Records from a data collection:
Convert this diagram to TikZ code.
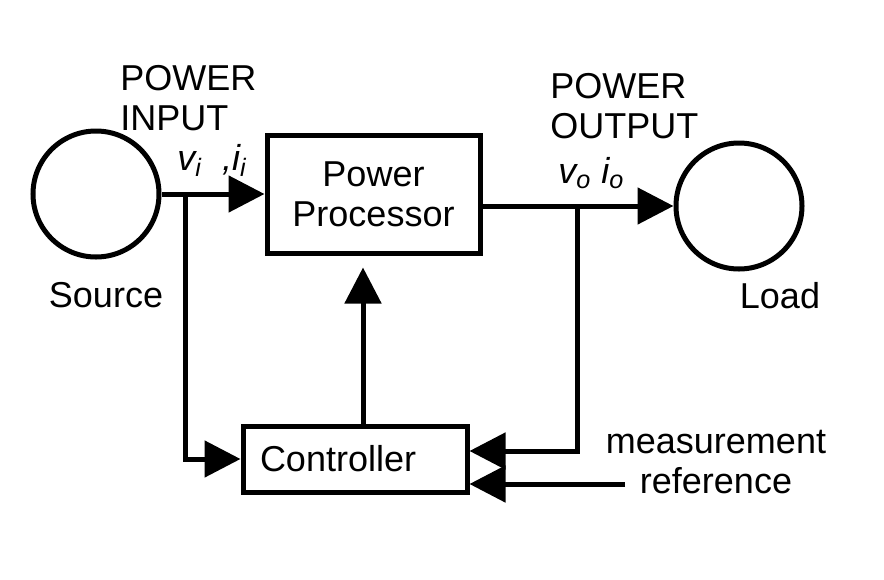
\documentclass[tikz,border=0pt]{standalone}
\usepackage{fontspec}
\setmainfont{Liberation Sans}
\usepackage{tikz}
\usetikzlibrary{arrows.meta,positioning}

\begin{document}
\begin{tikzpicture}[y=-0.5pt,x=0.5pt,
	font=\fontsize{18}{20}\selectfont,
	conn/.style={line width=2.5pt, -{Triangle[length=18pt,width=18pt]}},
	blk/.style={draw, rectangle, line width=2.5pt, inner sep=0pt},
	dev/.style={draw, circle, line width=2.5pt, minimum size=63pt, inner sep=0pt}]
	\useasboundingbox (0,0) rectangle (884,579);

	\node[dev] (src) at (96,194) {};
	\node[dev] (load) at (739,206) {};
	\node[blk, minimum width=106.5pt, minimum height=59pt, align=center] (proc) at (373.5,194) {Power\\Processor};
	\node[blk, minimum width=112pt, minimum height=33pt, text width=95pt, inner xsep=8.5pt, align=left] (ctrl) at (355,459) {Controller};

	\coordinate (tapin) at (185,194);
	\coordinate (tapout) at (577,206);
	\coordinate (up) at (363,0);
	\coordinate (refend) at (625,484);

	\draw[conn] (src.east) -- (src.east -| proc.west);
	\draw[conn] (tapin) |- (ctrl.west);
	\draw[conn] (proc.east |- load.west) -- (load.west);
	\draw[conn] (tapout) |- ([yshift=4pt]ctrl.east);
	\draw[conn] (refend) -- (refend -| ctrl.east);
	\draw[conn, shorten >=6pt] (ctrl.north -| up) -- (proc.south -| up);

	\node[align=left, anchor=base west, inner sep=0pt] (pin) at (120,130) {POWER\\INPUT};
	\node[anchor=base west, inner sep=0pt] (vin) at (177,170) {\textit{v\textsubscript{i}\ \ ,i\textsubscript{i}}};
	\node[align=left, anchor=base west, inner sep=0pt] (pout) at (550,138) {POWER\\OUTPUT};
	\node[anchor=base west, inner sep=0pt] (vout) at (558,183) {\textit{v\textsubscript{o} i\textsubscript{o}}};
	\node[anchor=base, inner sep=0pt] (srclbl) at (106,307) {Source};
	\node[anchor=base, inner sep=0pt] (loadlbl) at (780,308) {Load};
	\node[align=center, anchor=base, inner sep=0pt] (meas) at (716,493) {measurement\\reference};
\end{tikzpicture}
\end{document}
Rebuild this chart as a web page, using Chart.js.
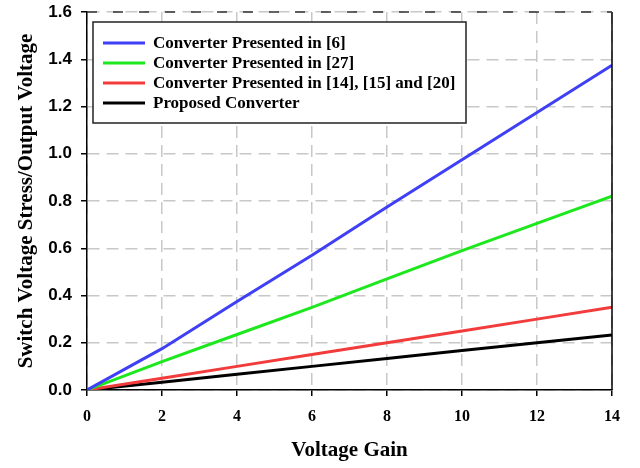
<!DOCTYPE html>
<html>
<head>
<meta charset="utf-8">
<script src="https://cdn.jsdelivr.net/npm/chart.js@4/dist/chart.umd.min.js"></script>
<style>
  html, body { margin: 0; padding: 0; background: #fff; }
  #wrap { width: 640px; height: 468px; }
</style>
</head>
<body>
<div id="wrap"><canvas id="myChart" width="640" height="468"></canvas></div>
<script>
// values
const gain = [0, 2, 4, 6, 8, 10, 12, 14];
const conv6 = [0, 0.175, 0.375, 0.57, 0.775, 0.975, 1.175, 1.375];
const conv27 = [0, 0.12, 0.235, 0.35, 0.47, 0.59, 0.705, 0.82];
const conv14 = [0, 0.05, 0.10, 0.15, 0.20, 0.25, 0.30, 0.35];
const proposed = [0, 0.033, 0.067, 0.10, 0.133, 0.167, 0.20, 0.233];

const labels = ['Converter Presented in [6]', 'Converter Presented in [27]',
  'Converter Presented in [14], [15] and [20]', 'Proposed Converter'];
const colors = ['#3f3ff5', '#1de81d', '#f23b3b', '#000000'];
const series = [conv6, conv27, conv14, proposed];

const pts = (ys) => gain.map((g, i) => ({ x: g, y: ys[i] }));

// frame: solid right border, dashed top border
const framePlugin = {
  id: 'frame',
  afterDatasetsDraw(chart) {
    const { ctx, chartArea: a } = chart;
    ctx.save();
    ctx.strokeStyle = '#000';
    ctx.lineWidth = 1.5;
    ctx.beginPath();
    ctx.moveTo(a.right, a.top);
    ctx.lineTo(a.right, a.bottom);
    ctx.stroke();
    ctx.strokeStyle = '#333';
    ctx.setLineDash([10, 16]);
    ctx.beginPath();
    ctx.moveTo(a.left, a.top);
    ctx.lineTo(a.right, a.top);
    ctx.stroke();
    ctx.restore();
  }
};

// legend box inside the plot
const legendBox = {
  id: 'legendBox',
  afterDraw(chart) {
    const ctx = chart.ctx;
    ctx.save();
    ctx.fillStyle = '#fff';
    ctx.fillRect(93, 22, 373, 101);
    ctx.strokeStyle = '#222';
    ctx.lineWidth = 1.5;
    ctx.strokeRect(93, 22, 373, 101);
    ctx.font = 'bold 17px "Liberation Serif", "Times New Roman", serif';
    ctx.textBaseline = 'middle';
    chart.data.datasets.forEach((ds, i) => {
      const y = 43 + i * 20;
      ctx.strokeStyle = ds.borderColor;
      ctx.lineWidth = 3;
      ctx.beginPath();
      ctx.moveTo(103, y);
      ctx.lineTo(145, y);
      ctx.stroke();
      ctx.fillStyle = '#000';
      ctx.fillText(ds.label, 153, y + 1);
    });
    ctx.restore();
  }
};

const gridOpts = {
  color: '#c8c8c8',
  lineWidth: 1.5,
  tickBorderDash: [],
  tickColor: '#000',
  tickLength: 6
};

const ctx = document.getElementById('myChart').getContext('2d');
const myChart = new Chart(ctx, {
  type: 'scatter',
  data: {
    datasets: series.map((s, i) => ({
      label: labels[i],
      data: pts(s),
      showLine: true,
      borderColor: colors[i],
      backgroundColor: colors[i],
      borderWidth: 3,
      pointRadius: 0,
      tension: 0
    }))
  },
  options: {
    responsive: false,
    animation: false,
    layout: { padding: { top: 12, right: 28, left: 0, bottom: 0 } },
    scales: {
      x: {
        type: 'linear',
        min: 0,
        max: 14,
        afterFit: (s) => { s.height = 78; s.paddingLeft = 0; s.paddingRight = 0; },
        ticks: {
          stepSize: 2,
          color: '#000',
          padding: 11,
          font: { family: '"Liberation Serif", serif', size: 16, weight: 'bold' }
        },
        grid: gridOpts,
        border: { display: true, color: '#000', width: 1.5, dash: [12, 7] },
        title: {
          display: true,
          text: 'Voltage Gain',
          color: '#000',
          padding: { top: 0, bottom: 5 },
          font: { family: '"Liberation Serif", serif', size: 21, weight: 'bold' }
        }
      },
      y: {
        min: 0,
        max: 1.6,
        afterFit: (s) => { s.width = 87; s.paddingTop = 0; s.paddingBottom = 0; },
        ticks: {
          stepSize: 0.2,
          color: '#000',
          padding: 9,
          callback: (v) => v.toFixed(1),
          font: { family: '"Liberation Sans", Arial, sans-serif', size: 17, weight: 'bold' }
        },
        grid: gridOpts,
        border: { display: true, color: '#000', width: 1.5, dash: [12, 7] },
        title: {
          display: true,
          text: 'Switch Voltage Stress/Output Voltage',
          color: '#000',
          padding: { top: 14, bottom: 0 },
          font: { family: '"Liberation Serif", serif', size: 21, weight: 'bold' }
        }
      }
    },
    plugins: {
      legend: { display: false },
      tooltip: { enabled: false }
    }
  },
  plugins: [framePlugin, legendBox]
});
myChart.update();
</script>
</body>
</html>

_PROBLEM REQUIREMENTS:_ Reproduce every line of the material precisely, omitting its pictures.

_OUTPUT OF THE EXERCISE:_
Convert this diagram to TikZ code.
\documentclass[tikz,border=0pt]{standalone}
\usepackage{fontspec}
\setmainfont{Liberation Sans}
\usepackage{tikz}
\usetikzlibrary{arrows.meta,positioning}

\begin{document}
\begin{tikzpicture}[y=-0.5pt,x=0.5pt,
	font=\fontsize{18}{20}\selectfont,
	conn/.style={line width=2.5pt, -{Triangle[length=18pt,width=18pt]}},
	blk/.style={draw, rectangle, line width=2.5pt, inner sep=0pt},
	dev/.style={draw, circle, line width=2.5pt, minimum size=63pt, inner sep=0pt}]
	\useasboundingbox (0,0) rectangle (884,579);

	\node[dev] (src) at (96,194) {};
	\node[dev] (load) at (739,206) {};
	\node[blk, minimum width=106.5pt, minimum height=59pt, align=center] (proc) at (373.5,194) {Power\\Processor};
	\node[blk, minimum width=112pt, minimum height=33pt, text width=95pt, inner xsep=8.5pt, align=left] (ctrl) at (355,459) {Controller};

	\coordinate (tapin) at (185,194);
	\coordinate (tapout) at (577,206);
	\coordinate (up) at (363,0);
	\coordinate (refend) at (625,484);

	\draw[conn] (src.east) -- (src.east -| proc.west);
	\draw[conn] (tapin) |- (ctrl.west);
	\draw[conn] (proc.east |- load.west) -- (load.west);
	\draw[conn] (tapout) |- ([yshift=4pt]ctrl.east);
	\draw[conn] (refend) -- (refend -| ctrl.east);
	\draw[conn, shorten >=6pt] (ctrl.north -| up) -- (proc.south -| up);

	\node[align=left, anchor=base west, inner sep=0pt] (pin) at (120,130) {POWER\\INPUT};
	\node[anchor=base west, inner sep=0pt] (vin) at (177,170) {\textit{v\textsubscript{i}\ \ ,i\textsubscript{i}}};
	\node[align=left, anchor=base west, inner sep=0pt] (pout) at (550,138) {POWER\\OUTPUT};
	\node[anchor=base west, inner sep=0pt] (vout) at (558,183) {\textit{v\textsubscript{o} i\textsubscript{o}}};
	\node[anchor=base, inner sep=0pt] (srclbl) at (106,307) {Source};
	\node[anchor=base, inner sep=0pt] (loadlbl) at (780,308) {Load};
	\node[align=center, anchor=base, inner sep=0pt] (meas) at (716,493) {measurement\\reference};
\end{tikzpicture}
\end{document}
Rebuild this chart as a web page, using Chart.js.
<!DOCTYPE html>
<html>
<head>
<meta charset="utf-8">
<script src="https://cdn.jsdelivr.net/npm/chart.js@4/dist/chart.umd.min.js"></script>
<style>
  html, body { margin: 0; padding: 0; background: #fff; }
  #wrap { width: 640px; height: 468px; }
</style>
</head>
<body>
<div id="wrap"><canvas id="myChart" width="640" height="468"></canvas></div>
<script>
// values
const gain = [0, 2, 4, 6, 8, 10, 12, 14];
const conv6 = [0, 0.175, 0.375, 0.57, 0.775, 0.975, 1.175, 1.375];
const conv27 = [0, 0.12, 0.235, 0.35, 0.47, 0.59, 0.705, 0.82];
const conv14 = [0, 0.05, 0.10, 0.15, 0.20, 0.25, 0.30, 0.35];
const proposed = [0, 0.033, 0.067, 0.10, 0.133, 0.167, 0.20, 0.233];

const labels = ['Converter Presented in [6]', 'Converter Presented in [27]',
  'Converter Presented in [14], [15] and [20]', 'Proposed Converter'];
const colors = ['#3f3ff5', '#1de81d', '#f23b3b', '#000000'];
const series = [conv6, conv27, conv14, proposed];

const pts = (ys) => gain.map((g, i) => ({ x: g, y: ys[i] }));

// frame: solid right border, dashed top border
const framePlugin = {
  id: 'frame',
  afterDatasetsDraw(chart) {
    const { ctx, chartArea: a } = chart;
    ctx.save();
    ctx.strokeStyle = '#000';
    ctx.lineWidth = 1.5;
    ctx.beginPath();
    ctx.moveTo(a.right, a.top);
    ctx.lineTo(a.right, a.bottom);
    ctx.stroke();
    ctx.strokeStyle = '#333';
    ctx.setLineDash([10, 16]);
    ctx.beginPath();
    ctx.moveTo(a.left, a.top);
    ctx.lineTo(a.right, a.top);
    ctx.stroke();
    ctx.restore();
  }
};

// legend box inside the plot
const legendBox = {
  id: 'legendBox',
  afterDraw(chart) {
    const ctx = chart.ctx;
    ctx.save();
    ctx.fillStyle = '#fff';
    ctx.fillRect(93, 22, 373, 101);
    ctx.strokeStyle = '#222';
    ctx.lineWidth = 1.5;
    ctx.strokeRect(93, 22, 373, 101);
    ctx.font = 'bold 17px "Liberation Serif", "Times New Roman", serif';
    ctx.textBaseline = 'middle';
    chart.data.datasets.forEach((ds, i) => {
      const y = 43 + i * 20;
      ctx.strokeStyle = ds.borderColor;
      ctx.lineWidth = 3;
      ctx.beginPath();
      ctx.moveTo(103, y);
      ctx.lineTo(145, y);
      ctx.stroke();
      ctx.fillStyle = '#000';
      ctx.fillText(ds.label, 153, y + 1);
    });
    ctx.restore();
  }
};

const gridOpts = {
  color: '#c8c8c8',
  lineWidth: 1.5,
  tickBorderDash: [],
  tickColor: '#000',
  tickLength: 6
};

const ctx = document.getElementById('myChart').getContext('2d');
const myChart = new Chart(ctx, {
  type: 'scatter',
  data: {
    datasets: series.map((s, i) => ({
      label: labels[i],
      data: pts(s),
      showLine: true,
      borderColor: colors[i],
      backgroundColor: colors[i],
      borderWidth: 3,
      pointRadius: 0,
      tension: 0
    }))
  },
  options: {
    responsive: false,
    animation: false,
    layout: { padding: { top: 12, right: 28, left: 0, bottom: 0 } },
    scales: {
      x: {
        type: 'linear',
        min: 0,
        max: 14,
        afterFit: (s) => { s.height = 78; s.paddingLeft = 0; s.paddingRight = 0; },
        ticks: {
          stepSize: 2,
          color: '#000',
          padding: 11,
          font: { family: '"Liberation Serif", serif', size: 16, weight: 'bold' }
        },
        grid: gridOpts,
        border: { display: true, color: '#000', width: 1.5, dash: [12, 7] },
        title: {
          display: true,
          text: 'Voltage Gain',
          color: '#000',
          padding: { top: 0, bottom: 5 },
          font: { family: '"Liberation Serif", serif', size: 21, weight: 'bold' }
        }
      },
      y: {
        min: 0,
        max: 1.6,
        afterFit: (s) => { s.width = 87; s.paddingTop = 0; s.paddingBottom = 0; },
        ticks: {
          stepSize: 0.2,
          color: '#000',
          padding: 9,
          callback: (v) => v.toFixed(1),
          font: { family: '"Liberation Sans", Arial, sans-serif', size: 17, weight: 'bold' }
        },
        grid: gridOpts,
        border: { display: true, color: '#000', width: 1.5, dash: [12, 7] },
        title: {
          display: true,
          text: 'Switch Voltage Stress/Output Voltage',
          color: '#000',
          padding: { top: 14, bottom: 0 },
          font: { family: '"Liberation Serif", serif', size: 21, weight: 'bold' }
        }
      }
    },
    plugins: {
      legend: { display: false },
      tooltip: { enabled: false }
    }
  },
  plugins: [framePlugin, legendBox]
});
myChart.update();
</script>
</body>
</html>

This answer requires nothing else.